_WRITTEN EXERCISE_. In the entries below, find the line containing "Generate a web" and the line containing "const emptyUnits = 32;". Copy those two lines and everything between them exactly, without the pictures.

Records from a dataset:

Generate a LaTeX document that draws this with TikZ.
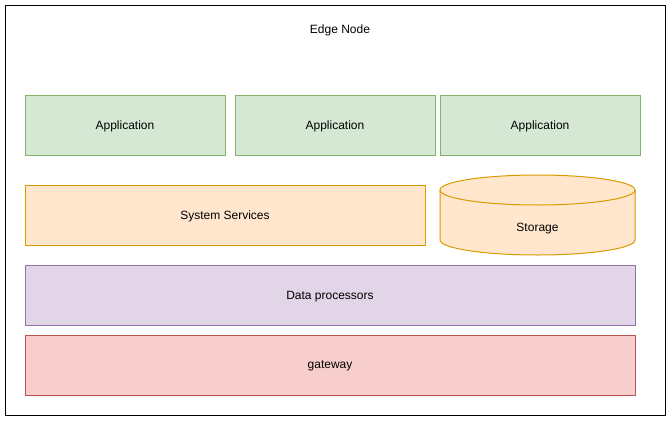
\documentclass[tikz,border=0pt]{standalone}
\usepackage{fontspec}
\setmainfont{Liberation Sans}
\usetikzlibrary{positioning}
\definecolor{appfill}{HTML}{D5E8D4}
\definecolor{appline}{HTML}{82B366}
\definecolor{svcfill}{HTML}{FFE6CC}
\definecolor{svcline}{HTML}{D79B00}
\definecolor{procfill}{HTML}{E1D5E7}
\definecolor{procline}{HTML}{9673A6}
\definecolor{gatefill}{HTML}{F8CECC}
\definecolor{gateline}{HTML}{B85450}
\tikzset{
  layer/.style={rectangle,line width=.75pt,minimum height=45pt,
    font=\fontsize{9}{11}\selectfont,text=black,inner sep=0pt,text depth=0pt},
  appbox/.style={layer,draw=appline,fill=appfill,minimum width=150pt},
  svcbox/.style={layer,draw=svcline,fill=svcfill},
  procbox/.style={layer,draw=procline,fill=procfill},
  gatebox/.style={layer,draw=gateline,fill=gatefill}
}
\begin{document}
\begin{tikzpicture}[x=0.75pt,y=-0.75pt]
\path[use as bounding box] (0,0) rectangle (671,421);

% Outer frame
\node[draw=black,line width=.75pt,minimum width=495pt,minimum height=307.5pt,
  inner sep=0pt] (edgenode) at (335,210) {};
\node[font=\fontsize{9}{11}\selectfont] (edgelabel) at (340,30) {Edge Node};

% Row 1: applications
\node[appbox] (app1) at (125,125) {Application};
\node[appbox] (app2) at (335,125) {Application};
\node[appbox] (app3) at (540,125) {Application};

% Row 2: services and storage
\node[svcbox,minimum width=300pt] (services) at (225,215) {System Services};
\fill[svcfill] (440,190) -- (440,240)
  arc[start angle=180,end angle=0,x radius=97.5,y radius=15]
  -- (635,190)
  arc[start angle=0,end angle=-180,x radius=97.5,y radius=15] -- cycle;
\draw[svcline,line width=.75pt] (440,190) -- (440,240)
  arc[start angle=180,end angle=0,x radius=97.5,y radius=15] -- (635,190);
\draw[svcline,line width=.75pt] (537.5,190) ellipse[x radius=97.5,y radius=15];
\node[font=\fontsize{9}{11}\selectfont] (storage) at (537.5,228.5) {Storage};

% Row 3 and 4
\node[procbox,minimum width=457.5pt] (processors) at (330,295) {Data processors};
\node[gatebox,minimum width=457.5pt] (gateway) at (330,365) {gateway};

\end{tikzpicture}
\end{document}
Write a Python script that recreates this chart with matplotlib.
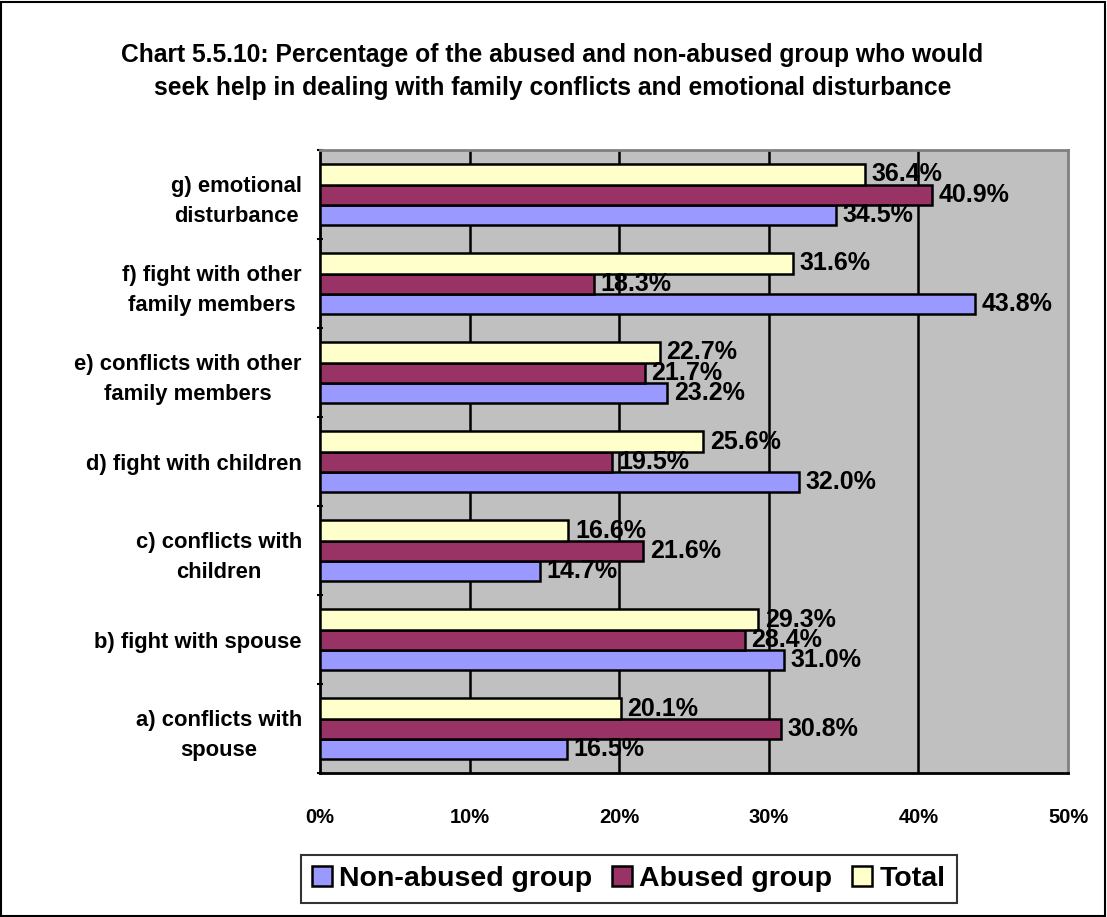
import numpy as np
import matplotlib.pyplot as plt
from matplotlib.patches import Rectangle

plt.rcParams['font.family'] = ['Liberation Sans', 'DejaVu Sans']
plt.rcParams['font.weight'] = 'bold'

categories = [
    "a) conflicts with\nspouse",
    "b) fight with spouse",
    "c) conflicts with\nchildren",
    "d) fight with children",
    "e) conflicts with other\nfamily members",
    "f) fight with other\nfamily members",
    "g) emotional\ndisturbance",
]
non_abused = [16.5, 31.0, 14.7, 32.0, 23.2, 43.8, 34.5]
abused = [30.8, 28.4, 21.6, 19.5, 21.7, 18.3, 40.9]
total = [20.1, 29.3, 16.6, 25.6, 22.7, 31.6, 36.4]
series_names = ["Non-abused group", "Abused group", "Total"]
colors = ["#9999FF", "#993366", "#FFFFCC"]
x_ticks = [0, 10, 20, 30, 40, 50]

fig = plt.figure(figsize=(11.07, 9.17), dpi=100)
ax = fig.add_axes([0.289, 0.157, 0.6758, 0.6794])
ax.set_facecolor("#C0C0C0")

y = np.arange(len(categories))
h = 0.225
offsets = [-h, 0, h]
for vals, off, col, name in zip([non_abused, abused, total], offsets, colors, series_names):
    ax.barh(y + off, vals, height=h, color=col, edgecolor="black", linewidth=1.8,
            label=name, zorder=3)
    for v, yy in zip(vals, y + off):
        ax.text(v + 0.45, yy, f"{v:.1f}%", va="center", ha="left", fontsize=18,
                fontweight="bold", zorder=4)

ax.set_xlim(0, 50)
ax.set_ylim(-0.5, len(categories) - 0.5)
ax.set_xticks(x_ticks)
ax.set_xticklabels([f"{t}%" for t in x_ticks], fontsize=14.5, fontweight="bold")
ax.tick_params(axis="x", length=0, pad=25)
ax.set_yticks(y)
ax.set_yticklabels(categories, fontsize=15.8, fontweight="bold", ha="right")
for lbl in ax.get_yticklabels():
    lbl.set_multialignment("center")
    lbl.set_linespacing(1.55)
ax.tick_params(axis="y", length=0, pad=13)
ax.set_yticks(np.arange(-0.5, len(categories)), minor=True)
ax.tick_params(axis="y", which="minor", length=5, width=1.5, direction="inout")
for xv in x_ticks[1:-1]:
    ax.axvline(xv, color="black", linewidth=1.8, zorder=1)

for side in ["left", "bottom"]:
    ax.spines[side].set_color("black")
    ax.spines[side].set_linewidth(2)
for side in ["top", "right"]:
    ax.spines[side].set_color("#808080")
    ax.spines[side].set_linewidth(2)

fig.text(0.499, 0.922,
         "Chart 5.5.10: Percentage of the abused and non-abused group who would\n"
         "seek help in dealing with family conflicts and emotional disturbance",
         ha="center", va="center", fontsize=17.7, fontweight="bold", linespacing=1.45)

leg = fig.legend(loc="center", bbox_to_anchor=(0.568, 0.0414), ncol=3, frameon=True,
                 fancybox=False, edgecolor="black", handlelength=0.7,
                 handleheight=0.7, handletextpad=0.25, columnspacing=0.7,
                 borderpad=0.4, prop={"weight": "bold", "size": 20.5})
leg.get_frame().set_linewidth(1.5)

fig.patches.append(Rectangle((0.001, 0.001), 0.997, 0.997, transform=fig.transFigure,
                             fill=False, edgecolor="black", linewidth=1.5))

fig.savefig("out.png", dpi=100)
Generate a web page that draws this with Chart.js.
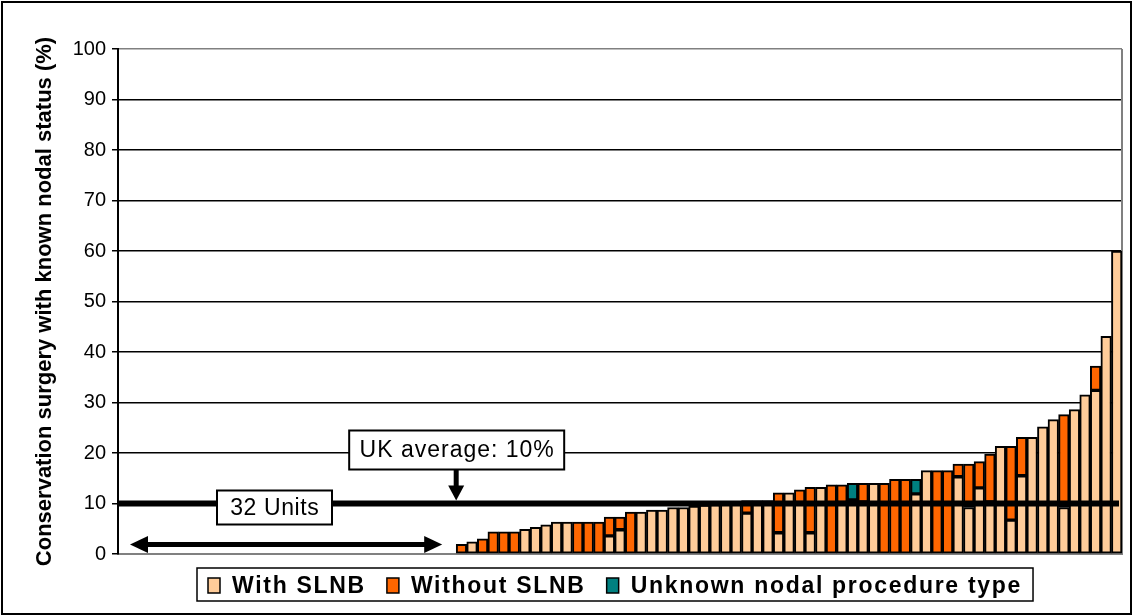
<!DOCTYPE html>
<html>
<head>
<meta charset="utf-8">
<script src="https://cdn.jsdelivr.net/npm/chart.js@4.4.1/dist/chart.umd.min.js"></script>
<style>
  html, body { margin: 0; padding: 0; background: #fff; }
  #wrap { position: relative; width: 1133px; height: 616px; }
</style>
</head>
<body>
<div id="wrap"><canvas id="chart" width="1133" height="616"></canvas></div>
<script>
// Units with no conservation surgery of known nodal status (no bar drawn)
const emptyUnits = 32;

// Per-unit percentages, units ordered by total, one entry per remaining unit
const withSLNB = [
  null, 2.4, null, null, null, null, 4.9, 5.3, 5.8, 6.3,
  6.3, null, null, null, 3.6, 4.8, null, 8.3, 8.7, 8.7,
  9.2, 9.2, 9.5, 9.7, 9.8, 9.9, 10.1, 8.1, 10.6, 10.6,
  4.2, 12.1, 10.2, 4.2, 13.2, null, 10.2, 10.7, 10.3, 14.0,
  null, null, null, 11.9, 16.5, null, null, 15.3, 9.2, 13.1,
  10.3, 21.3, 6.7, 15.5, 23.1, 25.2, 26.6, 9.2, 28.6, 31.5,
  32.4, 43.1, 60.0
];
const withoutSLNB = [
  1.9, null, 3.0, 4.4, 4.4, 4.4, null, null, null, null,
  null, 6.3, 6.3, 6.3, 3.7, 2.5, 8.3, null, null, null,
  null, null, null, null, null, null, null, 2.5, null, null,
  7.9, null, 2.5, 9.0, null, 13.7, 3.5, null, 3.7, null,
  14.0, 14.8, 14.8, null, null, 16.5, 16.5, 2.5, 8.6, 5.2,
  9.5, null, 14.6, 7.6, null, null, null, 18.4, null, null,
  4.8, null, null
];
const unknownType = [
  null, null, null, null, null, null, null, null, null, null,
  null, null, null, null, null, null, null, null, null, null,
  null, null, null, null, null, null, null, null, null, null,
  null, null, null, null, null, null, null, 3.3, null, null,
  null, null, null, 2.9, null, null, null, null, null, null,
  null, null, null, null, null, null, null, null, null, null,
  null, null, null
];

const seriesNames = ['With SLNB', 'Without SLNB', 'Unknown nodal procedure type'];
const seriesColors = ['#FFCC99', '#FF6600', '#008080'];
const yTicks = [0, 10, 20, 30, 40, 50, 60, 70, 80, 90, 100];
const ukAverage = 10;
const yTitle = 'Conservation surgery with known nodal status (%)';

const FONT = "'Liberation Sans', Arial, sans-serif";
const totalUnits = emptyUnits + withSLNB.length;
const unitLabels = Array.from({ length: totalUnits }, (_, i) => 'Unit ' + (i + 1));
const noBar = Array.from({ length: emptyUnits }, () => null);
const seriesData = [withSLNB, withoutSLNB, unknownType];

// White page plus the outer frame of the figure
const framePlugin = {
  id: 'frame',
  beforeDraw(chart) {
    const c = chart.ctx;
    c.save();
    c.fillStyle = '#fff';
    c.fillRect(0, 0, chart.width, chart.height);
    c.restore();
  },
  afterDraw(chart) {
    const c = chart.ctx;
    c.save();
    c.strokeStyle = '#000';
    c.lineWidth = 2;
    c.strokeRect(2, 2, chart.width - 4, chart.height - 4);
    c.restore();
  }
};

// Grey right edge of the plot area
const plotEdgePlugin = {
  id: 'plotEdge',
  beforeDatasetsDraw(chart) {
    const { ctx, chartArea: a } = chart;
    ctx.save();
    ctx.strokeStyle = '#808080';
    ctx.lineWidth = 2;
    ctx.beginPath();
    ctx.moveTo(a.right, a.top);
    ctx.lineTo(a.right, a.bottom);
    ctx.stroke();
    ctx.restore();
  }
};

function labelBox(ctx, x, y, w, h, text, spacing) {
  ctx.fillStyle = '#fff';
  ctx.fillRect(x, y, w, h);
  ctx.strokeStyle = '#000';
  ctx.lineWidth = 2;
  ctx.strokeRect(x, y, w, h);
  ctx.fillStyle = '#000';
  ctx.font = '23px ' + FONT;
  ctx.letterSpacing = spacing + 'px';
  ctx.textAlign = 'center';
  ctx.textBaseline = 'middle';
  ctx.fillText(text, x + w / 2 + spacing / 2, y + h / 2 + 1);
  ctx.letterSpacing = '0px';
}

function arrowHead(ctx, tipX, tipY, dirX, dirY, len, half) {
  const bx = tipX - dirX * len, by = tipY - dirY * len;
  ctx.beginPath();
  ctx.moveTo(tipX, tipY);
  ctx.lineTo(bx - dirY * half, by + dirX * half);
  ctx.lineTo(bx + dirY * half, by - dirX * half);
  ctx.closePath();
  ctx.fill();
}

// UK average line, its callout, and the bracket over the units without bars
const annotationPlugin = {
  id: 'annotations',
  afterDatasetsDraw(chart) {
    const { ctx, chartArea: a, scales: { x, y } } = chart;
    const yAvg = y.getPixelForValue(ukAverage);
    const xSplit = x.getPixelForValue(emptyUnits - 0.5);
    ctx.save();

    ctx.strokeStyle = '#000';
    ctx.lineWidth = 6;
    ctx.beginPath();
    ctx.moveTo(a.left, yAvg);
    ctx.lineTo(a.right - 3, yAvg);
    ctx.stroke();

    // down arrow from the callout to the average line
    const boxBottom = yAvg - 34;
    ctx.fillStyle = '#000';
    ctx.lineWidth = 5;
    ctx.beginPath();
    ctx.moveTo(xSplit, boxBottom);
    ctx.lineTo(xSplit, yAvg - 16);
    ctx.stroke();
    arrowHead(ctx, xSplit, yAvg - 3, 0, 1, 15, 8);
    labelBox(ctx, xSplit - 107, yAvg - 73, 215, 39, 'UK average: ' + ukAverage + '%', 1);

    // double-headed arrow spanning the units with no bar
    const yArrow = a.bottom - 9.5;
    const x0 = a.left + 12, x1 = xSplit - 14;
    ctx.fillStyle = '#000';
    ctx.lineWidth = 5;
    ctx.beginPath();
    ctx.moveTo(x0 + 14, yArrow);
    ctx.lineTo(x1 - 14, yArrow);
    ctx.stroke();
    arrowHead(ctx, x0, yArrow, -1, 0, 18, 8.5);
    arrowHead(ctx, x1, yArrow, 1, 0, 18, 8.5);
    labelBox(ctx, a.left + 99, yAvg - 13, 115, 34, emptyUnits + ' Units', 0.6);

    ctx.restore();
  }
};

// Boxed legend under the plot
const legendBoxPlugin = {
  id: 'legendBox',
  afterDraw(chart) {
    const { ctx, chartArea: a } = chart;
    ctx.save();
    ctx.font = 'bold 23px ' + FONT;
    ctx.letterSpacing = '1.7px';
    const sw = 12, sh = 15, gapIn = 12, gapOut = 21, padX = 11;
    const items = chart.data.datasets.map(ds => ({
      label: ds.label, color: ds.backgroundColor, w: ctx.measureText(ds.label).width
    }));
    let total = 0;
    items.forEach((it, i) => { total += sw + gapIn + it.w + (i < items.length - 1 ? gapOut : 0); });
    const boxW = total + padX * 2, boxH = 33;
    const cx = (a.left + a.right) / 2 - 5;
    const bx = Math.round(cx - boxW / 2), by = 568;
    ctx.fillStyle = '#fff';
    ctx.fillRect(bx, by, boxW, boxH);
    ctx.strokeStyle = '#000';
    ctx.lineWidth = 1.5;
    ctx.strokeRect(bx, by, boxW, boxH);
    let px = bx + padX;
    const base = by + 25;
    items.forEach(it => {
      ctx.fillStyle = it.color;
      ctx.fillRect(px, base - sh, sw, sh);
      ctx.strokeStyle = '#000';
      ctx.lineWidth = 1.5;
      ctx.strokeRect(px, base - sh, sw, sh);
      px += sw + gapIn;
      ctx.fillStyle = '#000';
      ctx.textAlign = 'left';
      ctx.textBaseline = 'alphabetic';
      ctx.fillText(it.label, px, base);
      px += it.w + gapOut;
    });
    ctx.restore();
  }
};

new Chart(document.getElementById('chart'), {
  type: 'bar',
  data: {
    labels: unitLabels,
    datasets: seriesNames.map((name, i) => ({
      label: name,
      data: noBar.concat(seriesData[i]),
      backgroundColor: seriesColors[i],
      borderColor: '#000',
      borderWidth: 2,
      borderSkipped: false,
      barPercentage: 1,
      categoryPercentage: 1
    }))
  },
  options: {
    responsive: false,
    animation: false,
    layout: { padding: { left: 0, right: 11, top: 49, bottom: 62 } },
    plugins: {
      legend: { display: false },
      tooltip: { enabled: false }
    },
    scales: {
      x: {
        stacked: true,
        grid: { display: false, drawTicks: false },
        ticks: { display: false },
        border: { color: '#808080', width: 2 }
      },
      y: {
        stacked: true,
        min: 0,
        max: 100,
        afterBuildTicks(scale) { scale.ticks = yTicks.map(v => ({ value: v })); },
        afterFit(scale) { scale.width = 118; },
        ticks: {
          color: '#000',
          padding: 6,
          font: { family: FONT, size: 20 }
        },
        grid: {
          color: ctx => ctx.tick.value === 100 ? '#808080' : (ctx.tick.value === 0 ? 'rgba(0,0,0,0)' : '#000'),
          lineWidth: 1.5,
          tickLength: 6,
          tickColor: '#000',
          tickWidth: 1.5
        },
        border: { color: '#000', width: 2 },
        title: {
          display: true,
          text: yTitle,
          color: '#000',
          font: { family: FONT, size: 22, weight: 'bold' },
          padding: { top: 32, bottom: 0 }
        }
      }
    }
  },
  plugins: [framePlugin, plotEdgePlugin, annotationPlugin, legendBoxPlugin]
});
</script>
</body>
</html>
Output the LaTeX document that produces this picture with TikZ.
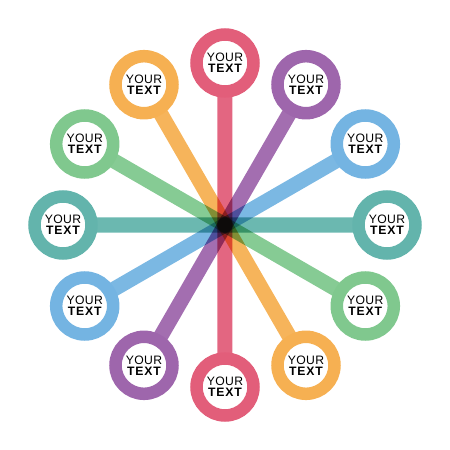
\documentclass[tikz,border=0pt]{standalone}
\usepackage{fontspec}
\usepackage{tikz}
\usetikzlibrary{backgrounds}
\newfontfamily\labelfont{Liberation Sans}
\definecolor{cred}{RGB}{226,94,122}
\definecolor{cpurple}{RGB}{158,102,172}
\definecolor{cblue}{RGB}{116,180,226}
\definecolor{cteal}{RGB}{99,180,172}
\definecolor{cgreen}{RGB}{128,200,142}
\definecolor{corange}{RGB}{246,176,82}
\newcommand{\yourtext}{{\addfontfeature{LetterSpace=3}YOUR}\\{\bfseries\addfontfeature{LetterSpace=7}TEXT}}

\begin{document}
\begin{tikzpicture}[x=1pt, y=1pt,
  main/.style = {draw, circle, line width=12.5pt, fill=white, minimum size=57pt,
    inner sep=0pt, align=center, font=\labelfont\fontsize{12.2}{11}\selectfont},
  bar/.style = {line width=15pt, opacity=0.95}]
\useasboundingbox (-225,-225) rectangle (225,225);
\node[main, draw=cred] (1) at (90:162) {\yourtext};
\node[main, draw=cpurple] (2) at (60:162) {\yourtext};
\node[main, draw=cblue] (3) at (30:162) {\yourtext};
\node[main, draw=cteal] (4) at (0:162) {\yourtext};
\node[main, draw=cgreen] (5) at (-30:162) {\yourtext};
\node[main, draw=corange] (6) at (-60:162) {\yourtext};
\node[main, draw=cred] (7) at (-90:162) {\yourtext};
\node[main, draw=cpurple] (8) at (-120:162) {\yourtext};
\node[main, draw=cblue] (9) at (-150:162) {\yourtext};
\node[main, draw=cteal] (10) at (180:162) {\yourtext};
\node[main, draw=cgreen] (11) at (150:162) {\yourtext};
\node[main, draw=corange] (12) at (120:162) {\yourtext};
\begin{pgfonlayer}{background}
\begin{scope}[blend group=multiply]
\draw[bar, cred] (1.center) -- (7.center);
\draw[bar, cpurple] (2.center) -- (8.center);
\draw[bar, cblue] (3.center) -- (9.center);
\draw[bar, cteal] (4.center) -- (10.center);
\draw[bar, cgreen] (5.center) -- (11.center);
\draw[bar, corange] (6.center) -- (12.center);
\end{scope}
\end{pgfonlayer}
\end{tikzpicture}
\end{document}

_RESPONSE TO THIS EXERCISE_.
Generate a web page that draws this with Chart.js.
<!DOCTYPE html>
<html>
<head>
<meta charset="utf-8">
<script src="https://cdn.jsdelivr.net/npm/chart.js@4.4.1/dist/chart.umd.min.js"></script>
<style>
  html, body { margin: 0; padding: 0; background: #fff; }
  #wrap { position: relative; width: 1133px; height: 616px; }
</style>
</head>
<body>
<div id="wrap"><canvas id="chart" width="1133" height="616"></canvas></div>
<script>
// Units with no conservation surgery of known nodal status (no bar drawn)
const emptyUnits = 32;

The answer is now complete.